Sıfat-ı müşebbehe: Benzeyen sıfat demektir. İsm-i faile benzediği için bu adı almıştır. İsm-i failin ifade ettiği anlam geçici olduğu halde sıfat-ı müşebbehenin ifade ettiği anlam kalıcıdır. İsm-i fail değişen ve yenilenen vasfa delalet eder. Sıfat-ı müşebbehe sürekli ve sabit vasfa delalet eder. Bu süreklilik ve sabitlik az veya çok, bazen de sonsuza kadar devam eder. Geniş zamana delalet eder. (Arapça Dilbilgisi Ayetlerle Nahiv Bilgisi)

 

ف۪ي جَنَّاتِ النَّع۪يمِۙ

 

Car mecrurun mütealliki, önceki ayetteki  مُكْرَمُونَۙ ’dir.

جَنَّاتِ النَّع۪يمِۙ  izafeti veciz ifade ve muzafın tazimi içindir.

النَّع۪يمِۙ  sıfat-ı müşebbehe vezninde gelerek mübalağa ifade etmiştir. Bu vasfın, müsnedün ileyhin ayrılmaz bir parçası olduğuna işaret eder.

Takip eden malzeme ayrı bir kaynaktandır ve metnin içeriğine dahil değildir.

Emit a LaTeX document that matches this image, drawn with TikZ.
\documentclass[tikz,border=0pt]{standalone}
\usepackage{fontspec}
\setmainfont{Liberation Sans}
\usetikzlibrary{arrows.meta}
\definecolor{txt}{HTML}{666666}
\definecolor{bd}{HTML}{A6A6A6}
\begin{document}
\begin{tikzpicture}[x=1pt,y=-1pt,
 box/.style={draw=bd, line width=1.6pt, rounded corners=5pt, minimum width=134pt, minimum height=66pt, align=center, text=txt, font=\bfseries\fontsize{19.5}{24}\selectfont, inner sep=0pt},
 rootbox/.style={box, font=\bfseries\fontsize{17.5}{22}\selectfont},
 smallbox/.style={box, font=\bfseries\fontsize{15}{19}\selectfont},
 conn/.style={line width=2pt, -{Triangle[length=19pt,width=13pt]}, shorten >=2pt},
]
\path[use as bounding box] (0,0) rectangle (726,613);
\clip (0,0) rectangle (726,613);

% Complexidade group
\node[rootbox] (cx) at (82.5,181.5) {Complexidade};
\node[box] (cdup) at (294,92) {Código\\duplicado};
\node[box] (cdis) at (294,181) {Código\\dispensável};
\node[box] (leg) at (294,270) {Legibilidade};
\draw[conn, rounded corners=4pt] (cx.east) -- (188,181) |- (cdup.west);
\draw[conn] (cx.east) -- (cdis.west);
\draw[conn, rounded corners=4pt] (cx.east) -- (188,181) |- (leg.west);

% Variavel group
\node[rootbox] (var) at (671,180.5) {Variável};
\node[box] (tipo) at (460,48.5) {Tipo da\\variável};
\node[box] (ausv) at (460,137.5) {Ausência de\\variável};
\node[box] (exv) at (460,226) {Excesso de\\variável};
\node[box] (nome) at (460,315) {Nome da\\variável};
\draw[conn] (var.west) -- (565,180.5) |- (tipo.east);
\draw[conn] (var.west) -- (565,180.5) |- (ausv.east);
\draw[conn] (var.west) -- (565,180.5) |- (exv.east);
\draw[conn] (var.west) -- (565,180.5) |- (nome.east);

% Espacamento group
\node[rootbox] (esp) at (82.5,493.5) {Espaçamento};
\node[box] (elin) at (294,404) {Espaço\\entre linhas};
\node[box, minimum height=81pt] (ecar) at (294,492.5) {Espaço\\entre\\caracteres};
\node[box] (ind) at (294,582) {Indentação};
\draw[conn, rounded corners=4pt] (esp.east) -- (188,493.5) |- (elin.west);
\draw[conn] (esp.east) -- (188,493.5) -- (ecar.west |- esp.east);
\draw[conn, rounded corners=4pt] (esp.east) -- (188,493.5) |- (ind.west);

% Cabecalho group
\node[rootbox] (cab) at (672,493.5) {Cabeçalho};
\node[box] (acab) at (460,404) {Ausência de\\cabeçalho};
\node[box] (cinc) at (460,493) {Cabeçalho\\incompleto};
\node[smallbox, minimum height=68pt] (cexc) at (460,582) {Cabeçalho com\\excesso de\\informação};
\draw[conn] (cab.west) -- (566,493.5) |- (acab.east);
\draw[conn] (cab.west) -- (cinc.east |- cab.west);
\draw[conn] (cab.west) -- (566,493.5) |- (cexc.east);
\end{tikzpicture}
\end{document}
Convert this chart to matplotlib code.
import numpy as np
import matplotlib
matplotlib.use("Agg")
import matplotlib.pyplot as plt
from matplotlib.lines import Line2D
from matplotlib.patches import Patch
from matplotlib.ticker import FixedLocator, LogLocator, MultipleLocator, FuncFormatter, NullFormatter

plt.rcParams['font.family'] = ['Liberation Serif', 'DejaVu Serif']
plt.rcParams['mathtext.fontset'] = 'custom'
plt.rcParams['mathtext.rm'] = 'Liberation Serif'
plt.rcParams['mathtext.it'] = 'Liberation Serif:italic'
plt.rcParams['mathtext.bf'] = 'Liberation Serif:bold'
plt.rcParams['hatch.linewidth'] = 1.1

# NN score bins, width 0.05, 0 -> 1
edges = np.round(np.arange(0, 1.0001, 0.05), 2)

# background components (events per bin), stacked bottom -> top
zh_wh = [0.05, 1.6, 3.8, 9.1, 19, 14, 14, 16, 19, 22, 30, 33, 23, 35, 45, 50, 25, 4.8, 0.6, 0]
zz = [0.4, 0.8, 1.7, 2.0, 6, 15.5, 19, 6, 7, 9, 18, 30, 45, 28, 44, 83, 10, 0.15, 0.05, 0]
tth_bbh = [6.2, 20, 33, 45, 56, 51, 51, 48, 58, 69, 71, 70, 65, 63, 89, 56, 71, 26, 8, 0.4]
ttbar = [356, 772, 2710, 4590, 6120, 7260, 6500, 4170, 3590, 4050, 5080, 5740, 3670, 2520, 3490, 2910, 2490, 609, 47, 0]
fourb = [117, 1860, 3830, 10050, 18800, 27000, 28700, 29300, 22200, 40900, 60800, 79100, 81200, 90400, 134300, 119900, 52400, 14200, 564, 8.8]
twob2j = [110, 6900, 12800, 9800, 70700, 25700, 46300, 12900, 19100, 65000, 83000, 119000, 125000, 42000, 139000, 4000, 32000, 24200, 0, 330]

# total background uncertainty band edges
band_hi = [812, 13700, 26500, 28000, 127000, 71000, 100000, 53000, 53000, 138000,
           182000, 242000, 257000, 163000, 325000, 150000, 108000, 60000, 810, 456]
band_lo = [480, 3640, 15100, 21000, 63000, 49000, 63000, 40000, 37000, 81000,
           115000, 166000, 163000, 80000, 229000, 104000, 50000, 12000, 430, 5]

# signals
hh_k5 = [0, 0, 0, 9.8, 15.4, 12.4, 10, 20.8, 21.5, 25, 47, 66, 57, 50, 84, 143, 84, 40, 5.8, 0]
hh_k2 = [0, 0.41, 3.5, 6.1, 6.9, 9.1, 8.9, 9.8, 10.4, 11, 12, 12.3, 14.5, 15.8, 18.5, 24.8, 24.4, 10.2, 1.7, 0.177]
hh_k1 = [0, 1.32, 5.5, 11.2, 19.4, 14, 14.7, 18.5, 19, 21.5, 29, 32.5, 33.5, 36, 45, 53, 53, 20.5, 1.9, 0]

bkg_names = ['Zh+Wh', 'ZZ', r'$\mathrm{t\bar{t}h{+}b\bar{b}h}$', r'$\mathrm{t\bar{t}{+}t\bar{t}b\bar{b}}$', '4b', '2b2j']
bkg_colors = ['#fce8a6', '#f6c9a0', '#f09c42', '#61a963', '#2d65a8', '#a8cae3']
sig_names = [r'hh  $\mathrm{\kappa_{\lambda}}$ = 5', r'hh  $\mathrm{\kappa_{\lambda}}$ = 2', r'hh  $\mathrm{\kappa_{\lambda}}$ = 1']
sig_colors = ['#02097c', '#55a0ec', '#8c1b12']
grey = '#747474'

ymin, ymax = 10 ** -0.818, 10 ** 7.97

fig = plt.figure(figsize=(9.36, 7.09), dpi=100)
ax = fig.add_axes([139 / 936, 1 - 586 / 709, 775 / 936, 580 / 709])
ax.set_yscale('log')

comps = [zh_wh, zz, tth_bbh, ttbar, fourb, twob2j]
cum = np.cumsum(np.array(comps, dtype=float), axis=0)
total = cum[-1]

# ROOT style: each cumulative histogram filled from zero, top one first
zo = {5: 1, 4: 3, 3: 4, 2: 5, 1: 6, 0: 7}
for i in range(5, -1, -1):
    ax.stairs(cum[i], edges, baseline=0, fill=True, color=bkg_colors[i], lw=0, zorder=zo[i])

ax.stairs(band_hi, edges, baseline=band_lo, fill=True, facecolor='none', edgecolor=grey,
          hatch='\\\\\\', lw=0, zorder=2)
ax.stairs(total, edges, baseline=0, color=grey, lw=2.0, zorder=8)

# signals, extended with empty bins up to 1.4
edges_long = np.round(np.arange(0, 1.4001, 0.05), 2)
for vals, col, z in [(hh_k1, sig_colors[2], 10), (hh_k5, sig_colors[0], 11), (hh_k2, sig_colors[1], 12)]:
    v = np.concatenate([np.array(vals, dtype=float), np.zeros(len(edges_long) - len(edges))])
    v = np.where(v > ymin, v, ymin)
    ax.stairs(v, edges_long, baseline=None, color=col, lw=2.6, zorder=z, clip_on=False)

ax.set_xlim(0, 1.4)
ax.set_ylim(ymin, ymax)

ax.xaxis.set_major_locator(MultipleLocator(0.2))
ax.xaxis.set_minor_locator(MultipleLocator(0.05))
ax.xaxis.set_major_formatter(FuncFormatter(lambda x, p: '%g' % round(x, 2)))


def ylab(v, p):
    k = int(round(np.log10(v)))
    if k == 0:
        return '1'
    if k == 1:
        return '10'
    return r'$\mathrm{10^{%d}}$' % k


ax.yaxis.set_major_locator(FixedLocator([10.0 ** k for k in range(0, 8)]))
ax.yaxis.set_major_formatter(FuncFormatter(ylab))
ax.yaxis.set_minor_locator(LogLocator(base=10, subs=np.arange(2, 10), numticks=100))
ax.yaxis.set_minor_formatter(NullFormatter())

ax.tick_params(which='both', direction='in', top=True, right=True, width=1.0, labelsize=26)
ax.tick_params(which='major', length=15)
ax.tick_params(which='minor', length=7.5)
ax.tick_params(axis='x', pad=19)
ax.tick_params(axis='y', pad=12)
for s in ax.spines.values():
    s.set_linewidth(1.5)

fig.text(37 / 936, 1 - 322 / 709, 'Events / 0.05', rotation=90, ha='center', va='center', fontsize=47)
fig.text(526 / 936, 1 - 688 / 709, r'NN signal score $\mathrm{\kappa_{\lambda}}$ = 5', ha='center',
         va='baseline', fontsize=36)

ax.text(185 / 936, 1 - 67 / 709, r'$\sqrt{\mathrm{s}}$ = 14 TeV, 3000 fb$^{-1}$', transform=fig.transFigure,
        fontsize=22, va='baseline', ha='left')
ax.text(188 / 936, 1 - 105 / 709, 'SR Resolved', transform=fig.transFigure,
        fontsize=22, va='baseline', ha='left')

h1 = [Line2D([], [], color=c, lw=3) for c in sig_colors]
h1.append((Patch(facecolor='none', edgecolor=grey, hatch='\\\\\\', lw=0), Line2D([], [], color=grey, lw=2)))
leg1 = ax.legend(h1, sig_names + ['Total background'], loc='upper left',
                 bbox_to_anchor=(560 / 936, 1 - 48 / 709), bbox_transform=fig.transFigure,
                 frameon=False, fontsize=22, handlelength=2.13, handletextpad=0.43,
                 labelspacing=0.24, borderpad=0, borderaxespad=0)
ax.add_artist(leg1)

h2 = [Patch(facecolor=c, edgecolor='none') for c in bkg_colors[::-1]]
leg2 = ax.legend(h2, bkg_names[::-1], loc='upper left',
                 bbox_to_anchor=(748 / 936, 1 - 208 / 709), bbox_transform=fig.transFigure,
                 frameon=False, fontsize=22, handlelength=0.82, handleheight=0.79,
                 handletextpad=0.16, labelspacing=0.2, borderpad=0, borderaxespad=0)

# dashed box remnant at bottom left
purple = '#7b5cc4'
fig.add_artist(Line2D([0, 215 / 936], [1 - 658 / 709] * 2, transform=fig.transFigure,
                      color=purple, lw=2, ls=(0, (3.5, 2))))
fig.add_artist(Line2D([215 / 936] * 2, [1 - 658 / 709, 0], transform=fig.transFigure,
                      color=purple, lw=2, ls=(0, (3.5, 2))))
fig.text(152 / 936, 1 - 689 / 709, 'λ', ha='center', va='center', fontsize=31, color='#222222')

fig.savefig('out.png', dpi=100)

"Naim cennetlerinde" yani içlerinde nimetler içerisinde yüzecekleri bahçelerde... demektir. Cennetler yedi tanedir, Naim cenneti de bunlardan bir tanesidir. (Kurtubî)

 

جَنَّاتِ النَّع۪يمِۙ izafeti veciz ifade ve muzafın tazimi içindir.
جَنَّاتِ النَّع۪يمِۙ izafeti veciz ifade ve muzafın tazimi içindir.